Chiburdanidze beat the world champion by 8½-6½ and stunned the world of women's chess. She proved to be a formidable champion even at such a young age as she successfully defended her title on no fewer than four occasions. In 1981 she drew 8-8 in a tough match against Nana Alexandria, which was held in Borjomi/Tbilisi, but kept the title as Champion. Three years later she played Irina Levitina in Volgograd, Russia and this time she won convincingly by 8-5.
The next challenge came from Elena Akhmilovskaya in 1986 and Chiburdanidze won the match in Sofia by 8½-5½. In 1988 she retained her title yet again by narrowly winning a match in Telavi, Georgia against Nana Ioseliani by 8½-7½.
By the 1990s a new threat to Maia Chiburdanidze's title had emerged from the Far East. Xie Jun of China won the right to challenge the world champion in February 1991 and, against all expectation, Chiburdanidze lost her crown to the young Chinese player in Manila by 8½-6½ - a new force had arrived in women's chess to challenge Georgian supremacy. Her reign is the third longest at 14 years, only behind that of the first women's champion, Vera Menchik, who reigned for 18 years from 1927 until her death in 1944 and that of Gaprindashvili's 16 years.
Chiburdanidze, like many of the top women players, is not too impressed with 'women's chess' in general and she prefers to play chess with men. She has played extensively in men's tournaments around the world and her best form was seen in the 1980s and early 1990s. She was 1st in tournaments in New Delhi (1984) and Banja Luka (1985) and in the next decade she finished 1st in Belgrade (1992), Vienna (1993) and in Lippstadt (1995).
She has attempted to win back the world title but, with the rise of the Chinese women and the formidable Polgár sisters, this has proved difficult and her best performance since 1991 has been 1st in the Tilburg Candidates tournament of 1994. However she lost the playoff to Zsuzsa Polgár by 5½-1½. Subsequently, despite not approving of the knockout format, she has entered the world championships of recent years. She reached the semi-finals in 2001, only to be knocked out by Zhu Chen of China who went on to win the title. In 2004 she again reached the semi-finals where she lost to Antoaneta Stefanova who went on to win the title.

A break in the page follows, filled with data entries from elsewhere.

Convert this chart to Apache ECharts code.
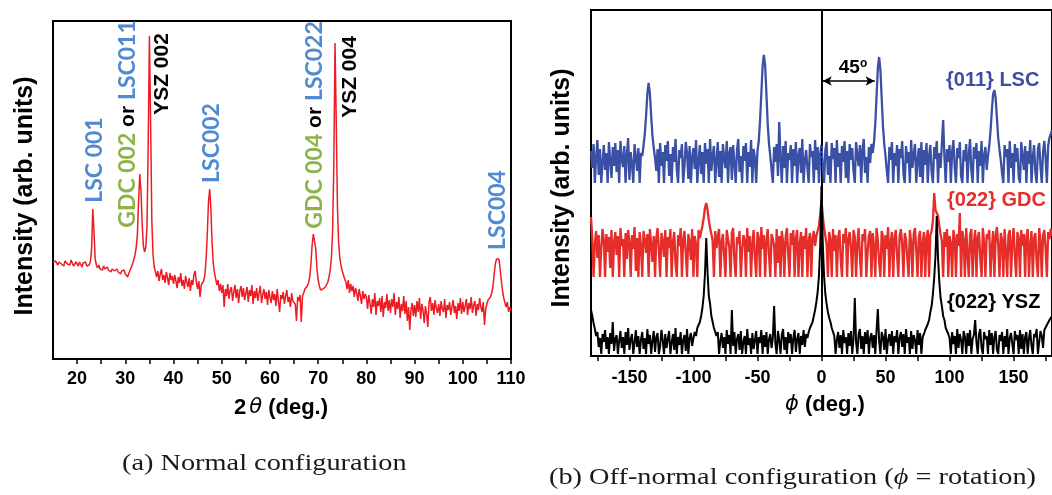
<!DOCTYPE html>
<html><head><meta charset="utf-8">
<script src="https://cdn.jsdelivr.net/npm/echarts@6/dist/echarts.min.js"></script>
<style>html,body{margin:0;padding:0;background:#fff}#c{width:1052px;height:495px}</style>
</head><body><div id="c"></div>
<script>
// ---------- DATA ----------
// (a) 2-theta scan, sampled every 0.25 deg from 15 deg (intensity, arbitrary units); one row = 5 deg
const twoThetaStart = 15, twoThetaStep = 0.25;
const xrdIntensity = [
  97,95,98,96,94,97,99,95,96,93,98,96,95,97,94,99,96,93,95,97,
  96,93,97,95,92,96,94,97,93,95,94,97,110,150,128,100,94,91,94,90,
  92,89,93,90,88,92,89,91,87,90,92,88,86,90,87,89,85,88,86,89,
  85,83,82,86,89,92,95,99,104,111,124,158,185,168,134,113,107,112,133,215,
  323,235,138,104,92,87,82,88,78,85,90,79,84,76,87,81,74,86,79,83,
  75,84,78,71,82,76,86,73,79,70,83,77,72,81,68,79,74,85,88,76,
  70,78,62,74,72,78,84,99,124,157,170,150,116,95,86,80,74,79,68,75,
  66,74,52,70,63,75,60,69,72,58,67,74,61,70,56,68,73,62,71,59,
  66,72,57,69,63,74,55,68,61,71,58,66,73,56,64,70,60,67,54,69,
  62,56,68,59,65,53,70,58,47,64,60,67,55,63,69,57,62,52,66,58,
  60,55,38,62,58,64,37,63,66,70,68,73,76,82,95,114,125,127,110,90,
  79,73,69,67,70,68,72,74,77,82,89,101,128,195,316,238,152,116,101,93,
  88,84,80,77,70,79,66,75,68,73,62,71,66,58,70,63,55,68,60,65,
  62,50,64,56,45,60,52,66,44,58,53,61,47,63,42,57,51,65,48,59,
  46,60,52,66,44,57,50,62,41,55,48,63,45,58,38,52,29,49,56,43,
  54,42,58,47,61,40,55,49,36,53,45,32,57,62,48,56,44,59,51,46,
  55,43,58,50,47,60,41,54,49,57,44,52,59,46,53,40,56,48,61,45,
  57,47,53,60,44,56,50,62,46,54,58,43,55,49,61,52,47,57,34,50,
  55,59,58,62,66,72,84,95,100,102,100,90,78,68,61,56,52,57,47,52,
  48
];
const twoThetaLabels = [20,30,40,50,60,70,80,90,100,110];
const twoThetaTicks = [20,25,30,35,40,45,50,55,60,65,70,75,80,85,90,95,100,105,110];

// (b) phi scans, sampled every 1 deg from -180 deg; one row = 20 deg
const phiStart = -180, phiStep = 1;
const lscIntensity = [
  205,188,212,173,199,216,181,207,173,193,211,186,203,173,214,196,178,209,190,213,
  184,206,173,215,197,189,210,173,201,218,176,204,192,173,212,199,185,208,173,203,
  200,210,222,240,262,273,262,240,220,208,198,185,207,173,213,190,204,173,211,195,
  215,180,202,173,209,194,217,186,173,206,198,212,173,190,214,203,177,210,173,199,
  208,187,216,173,195,211,182,204,173,213,192,207,173,217,185,201,210,173,196,214,
  179,205,173,212,198,188,215,173,203,209,176,211,193,173,206,217,184,200,173,210,
  195,213,173,204,189,216,173,207,198,173,205,215,235,262,290,301,290,262,232,212,
  200,186,173,209,194,212,180,234,198,173,210,188,215,173,203,196,211,173,207,190,
  214,173,201,208,183,217,173,195,206,188,173,212,199,205,173,216,186,209,173,202,
  211,190,173,206,214,181,200,173,213,197,208,173,216,189,203,173,210,194,215,178,
  205,173,212,196,208,185,173,214,201,190,211,173,206,217,183,199,173,209,193,212,
  203,214,232,260,288,299,286,258,230,212,200,185,173,209,196,214,173,203,190,211,
  173,207,198,215,182,173,210,193,204,173,216,188,201,212,173,196,208,179,214,173,
  206,191,213,173,200,211,184,173,209,197,215,173,203,188,212,236,199,173,207,194,
  211,173,204,216,189,173,208,198,214,180,173,206,195,212,173,201,217,186,173,209,
  197,213,173,205,190,215,173,201,209,186,200,210,225,245,262,266,258,238,218,206,
  196,183,173,211,199,207,173,215,188,203,173,212,194,208,179,173,214,200,186,210,
  173,205,192,216,173,199,211,184,173,207,213,190,173,204,215,198,173,210,218,222,
  226
];
const gdcIntensity = [
  139,118,79,112,125,98,121,79,108,127,116,79,122,104,119,88,126,79,113,124,
  101,120,79,128,110,117,79,123,97,126,114,79,121,107,129,85,118,79,124,111,
  79,125,116,103,122,79,127,112,94,120,79,118,128,106,79,123,115,99,126,79,
  119,108,127,79,114,124,92,79,121,110,128,79,117,125,103,79,122,113,96,127,
  79,120,112,79,126,118,124,130,138,148,153,146,136,128,122,115,79,125,108,119,
  127,79,114,122,100,79,126,117,109,79,123,128,95,79,119,112,125,79,106,121,
  116,79,128,104,120,79,113,126,98,79,124,118,79,129,107,121,79,115,127,101,
  79,122,117,110,79,127,93,120,79,125,114,79,119,128,102,79,123,111,126,79,
  118,126,79,112,124,79,120,107,128,79,115,123,79,118,125,110,120,122,130,142,
  156,140,128,120,112,79,124,116,79,127,105,121,79,118,126,96,79,122,113,128,
  79,117,124,108,79,126,119,79,113,128,99,79,122,115,127,79,104,120,125,79,
  123,110,79,128,116,94,79,125,119,79,121,107,129,79,114,124,79,118,126,101,
  79,120,127,112,79,123,117,98,79,126,114,79,122,128,106,79,119,125,79,113,
  124,79,118,126,79,121,125,135,163,146,148,140,130,122,115,79,124,109,127,79,
  120,113,79,126,118,79,122,110,143,79,125,116,79,128,103,79,121,127,79,114,
  126,79,119,124,97,79,128,113,79,122,117,126,79,108,125,79,120,129,111,79,
  123,116,79,127,105,79,121,126,79,114,128,99,79,124,118,79,126,110,122,79,
  119,127,79,112,125,79,118,123,94,79,128,115,79,121,126,107,79,124,117,127,
  120
];
const yszIntensity = [
  46,40,33,27,20,24,9,18,2,22,14,26,7,19,2,23,12,34,5,17,
  21,2,15,25,8,19,2,24,11,28,6,17,22,2,13,26,9,20,2,16,
  24,7,18,2,27,12,21,2,15,25,4,19,23,2,10,26,16,2,22,8,
  17,25,2,13,22,6,28,2,19,11,24,2,16,21,5,27,2,18,23,10,
  18,24,20,28,26,34,40,48,60,82,118,84,60,52,40,38,28,30,20,24,
  2,15,23,8,19,2,26,12,21,2,46,10,24,2,17,22,6,25,2,14,
  20,2,27,11,18,2,23,7,16,25,2,19,13,26,2,21,9,24,2,17,
  22,8,18,50,12,2,25,16,2,21,27,6,19,2,24,13,22,2,18,26,
  4,17,23,2,20,11,26,9,22,18,24,28,30,34,40,46,54,64,80,110,
  170,112,80,62,52,44,38,34,28,30,20,2,16,24,8,21,2,26,13,19,
  2,23,10,25,2,17,58,14,2,22,27,7,20,2,24,12,26,2,18,23,
  8,21,2,26,47,15,2,24,19,6,27,2,16,22,10,25,2,20,14,26,
  2,18,24,9,22,2,27,13,19,2,25,7,21,16,2,26,11,23,2,19,
  22,26,24,32,36,44,50,62,78,100,140,98,74,58,50,40,36,28,30,22,
  18,2,24,12,20,2,27,8,22,16,2,25,19,2,23,10,26,2,17,21,
  36,14,2,22,27,8,2,24,17,20,2,26,11,23,2,19,25,6,2,21,
  15,24,2,20,9,27,2,18,23,12,2,25,16,21,2,26,7,22,2,19,
  24,2,17,26,10,2,22,19,27,2,14,25,20,8,26,28,31,33,36,38,
  40
];
const phiLabels = [-150,-100,-50,0,50,100,150];
const phiTicks = [-175,-150,-125,-100,-75,-50,-25,0,25,50,75,100,125,150,175];
const arrowPhi = [1, 41.5], arrowLevel = 275;
const zeroGuide = [[0, 0], [0, 346]];  // dashed phi = 0 reference line

// ---------- CHART ----------
const pairs = (arr, start, step) => arr.map((v, i) => [start + i * step, v]);
const chart = echarts.init(document.getElementById('c'), null, {renderer: 'canvas'});
const SANS = 'Liberation Sans';
const tickFont = {fontSize: 18, fontWeight: 'bold', color: '#000', fontFamily: SANS};
const lblBlue = '#4f8ad2', lblGreen = '#8db44b';

const rotText = (x, y, text) => ({
  type: 'text', x: x, y: y, rotation: Math.PI / 2, silent: true,
  style: {text: text, align: 'center', verticalAlign: 'middle',
    rich: {
      b: {fontFamily: 'Lato', fontSize: 23, fontWeight: 'bold', fill: lblBlue},
      g: {fontFamily: 'Lato', fontSize: 23, fontWeight: 'bold', fill: lblGreen},
      k: {fontFamily: SANS, fontSize: 21, fontWeight: 'bold', fill: '#000'}
    }}
});

chart.setOption({
  animation: false,
  backgroundColor: '#fff',
  grid: [
    {left: 53, top: 21, width: 458, height: 338, show: true, borderColor: '#000', borderWidth: 2, backgroundColor: 'transparent'},
    {left: 591, top: 10, width: 468, height: 346, show: true, borderColor: '#000', borderWidth: 2, backgroundColor: 'transparent'}
  ],
  xAxis: [
    {type: 'value', gridIndex: 0, min: 15, max: 110,
     axisLine: {show: true, lineStyle: {color: '#000', width: 2}},
     axisTick: {show: true, inside: false, length: 5, customValues: twoThetaTicks, lineStyle: {color: '#000', width: 1.5}},
     axisLabel: Object.assign({margin: 11, customValues: twoThetaLabels}, tickFont),
     splitLine: {show: false}},
    {type: 'value', gridIndex: 1, min: -180, max: 180,
     axisLine: {show: true, lineStyle: {color: '#000', width: 2}},
     axisTick: {show: true, inside: false, length: 5, customValues: phiTicks, lineStyle: {color: '#000', width: 1.5}},
     axisLabel: Object.assign({margin: 13, customValues: phiLabels}, tickFont),
     splitLine: {show: false}}
  ],
  yAxis: [
    {type: 'value', gridIndex: 0, min: 0, max: 338, axisLine: {show: true, lineStyle: {color: '#000', width: 2}},
     axisTick: {show: false}, axisLabel: {show: false}, splitLine: {show: false}},
    {type: 'value', gridIndex: 1, min: 0, max: 346, axisLine: {show: true, lineStyle: {color: '#000', width: 2}},
     axisTick: {show: false}, axisLabel: {show: false}, splitLine: {show: false}}
  ],
  series: [
    {type: 'line', xAxisIndex: 0, yAxisIndex: 0, data: pairs(xrdIntensity, twoThetaStart, twoThetaStep),
     showSymbol: false, symbol: 'none', lineStyle: {color: '#ed1c24', width: 1.5}, silent: true},
    {type: 'line', xAxisIndex: 1, yAxisIndex: 1, data: pairs(lscIntensity, phiStart, phiStep),
     showSymbol: false, symbol: 'none', lineStyle: {color: '#3a50a5', width: 2.3}, silent: true,
     markLine: {silent: true, symbol: ['arrow', 'arrow'], symbolSize: [7, 9], label: {show: false},
       lineStyle: {color: '#000', width: 1.5, type: 'solid'},
       data: [[{coord: [arrowPhi[0], arrowLevel]}, {coord: [arrowPhi[1], arrowLevel]}]]}},
    {type: 'line', xAxisIndex: 1, yAxisIndex: 1, data: pairs(gdcIntensity, phiStart, phiStep),
     showSymbol: false, symbol: 'none', lineStyle: {color: '#e52d2a', width: 2.3}, silent: true},
    {type: 'line', xAxisIndex: 1, yAxisIndex: 1, data: pairs(yszIntensity, phiStart, phiStep),
     showSymbol: false, symbol: 'none', lineStyle: {color: '#000', width: 2}, silent: true},
    {type: 'line', xAxisIndex: 1, yAxisIndex: 1, data: zeroGuide, showSymbol: false, symbol: 'none', silent: true,
     lineStyle: {color: '#000', width: 1, type: [3, 2]}, z: 5}
  ],
  graphic: [
    // axis titles
    {type: 'text', x: 25, y: 196, rotation: Math.PI / 2, silent: true,
     style: {text: 'Intensity (arb. units)', font: 'bold 25px "Liberation Sans"', fill: '#000', align: 'center', verticalAlign: 'middle'}},
    {type: 'text', x: 562, y: 188, rotation: Math.PI / 2, silent: true,
     style: {text: 'Intensity (arb. units)', font: 'bold 25px "Liberation Sans"', fill: '#000', align: 'center', verticalAlign: 'middle'}},
    {type: 'text', x: 281, y: 408, silent: true,
     style: {text: '{a|2}{t|θ}{a| (deg.)}', align: 'center', verticalAlign: 'middle',
       rich: {a: {fontFamily: SANS, fontSize: 22, fontWeight: 'bold', fill: '#000'},
              t: {fontFamily: 'DejaVu Sans', fontSize: 21, fontStyle: 'italic', fill: '#000', padding: [0, 0, 0, 3]}}}},
    {type: 'text', x: 825, y: 405, silent: true,
     style: {text: '{t|ϕ}{a| (deg.)}', align: 'center', verticalAlign: 'middle',
       rich: {a: {fontFamily: SANS, fontSize: 22, fontWeight: 'bold', fill: '#000'},
              t: {fontFamily: 'DejaVu Sans', fontSize: 21, fontStyle: 'italic', fill: '#000'}}}},
    // captions
    {type: 'text', x: 122, y: 464, scaleX: 1.18, silent: true,
     style: {text: '(a) Normal configuration', font: '24px "Liberation Serif"', fill: '#1a1a1a', align: 'left', verticalAlign: 'middle'}},
    {type: 'text', x: 549, y: 478, scaleX: 1.18, silent: true,
     style: {text: '{a|(b) Off-normal configuration (}{p|ϕ}{a| = rotation)}', align: 'left', verticalAlign: 'middle',
       rich: {a: {fontFamily: 'Liberation Serif', fontSize: 24, fill: '#1a1a1a'},
              p: {fontFamily: 'Liberation Serif', fontSize: 24, fontStyle: 'italic', fill: '#1a1a1a'}}}},
    // peak annotations (a)
    rotText(95, 160, '{b|LSC 001}'),
    rotText(128, 124, '{g|GDC 002}{k| or }{b|LSC011}'),
    rotText(162, 74, '{k|YSZ 002}'),
    rotText(212, 143, '{b|LSC002}'),
    rotText(315, 125, '{g|GDC 004}{k| or }{b|LSC022}'),
    rotText(350, 77, '{k|YSZ 004}'),
    rotText(498, 210, '{b|LSC004}'),
    // labels (b)
    {type: 'text', x: 853, y: 68, silent: true,
     style: {text: '{n|45}{s|o}', align: 'center', verticalAlign: 'middle',
       rich: {n: {fontFamily: SANS, fontSize: 19, fontWeight: 'bold', fill: '#000'},
              s: {fontFamily: SANS, fontSize: 12, fontWeight: 'bold', fill: '#000', verticalAlign: 'top', padding: [0, 0, 8, 0]}}}},
    {type: 'text', x: 946, y: 80, silent: true,
     style: {text: '{011} LSC', font: 'bold 20px "Liberation Sans"', fill: '#3b4ea3', align: 'left', verticalAlign: 'middle'}},
    {type: 'text', x: 947, y: 200, silent: true,
     style: {text: '{022} GDC', font: 'bold 20px "Liberation Sans"', fill: '#e52d2a', align: 'left', verticalAlign: 'middle'}},
    {type: 'text', x: 947, y: 302, silent: true,
     style: {text: '{022} YSZ', font: 'bold 20px "Liberation Sans"', fill: '#000', align: 'left', verticalAlign: 'middle'}}
  ]
});
</script></body></html>
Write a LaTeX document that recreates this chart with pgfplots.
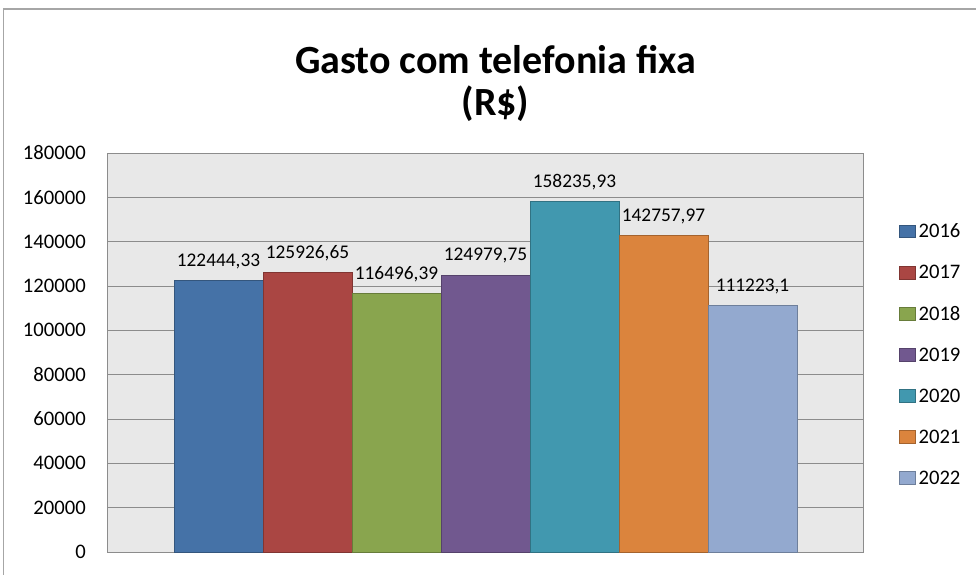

Chiburdanidze does play against other women in the Olympiads and she won gold medals for Georgia in 1992, 1994, and 1996. She also played in the European Team Championships of 1997 when Georgia won the gold medal and in the 1st Europe v Asia Intercontinental rapidplay match which was held in Batumi (Georgia) in September 2001. Asia won the women's section by 21½-10½ with Maia contributing 3½.
At one point she was one of only two women in the world to hold a men's GM title, which they were awarded by FIDE on the basis of having been the Women's World Champion. (Later Zsuzsa Polgar of Hungary would become the first woman to earn the Grandmaster title through the norm system.) She has helped to further boost the standing of the game in her country, where she, and the other top Georgian women, are fêted like filmstars.
Her style of play is solid, but aggressive and well grounded in classical principles which one would expect from a player who was coached in her early career by Eduard Gufeld, a top Soviet trainer.
Chiburdanidze's FIDE Elo rating in the April 2005 list was 2509, making her the 4th highest rated female player in the world.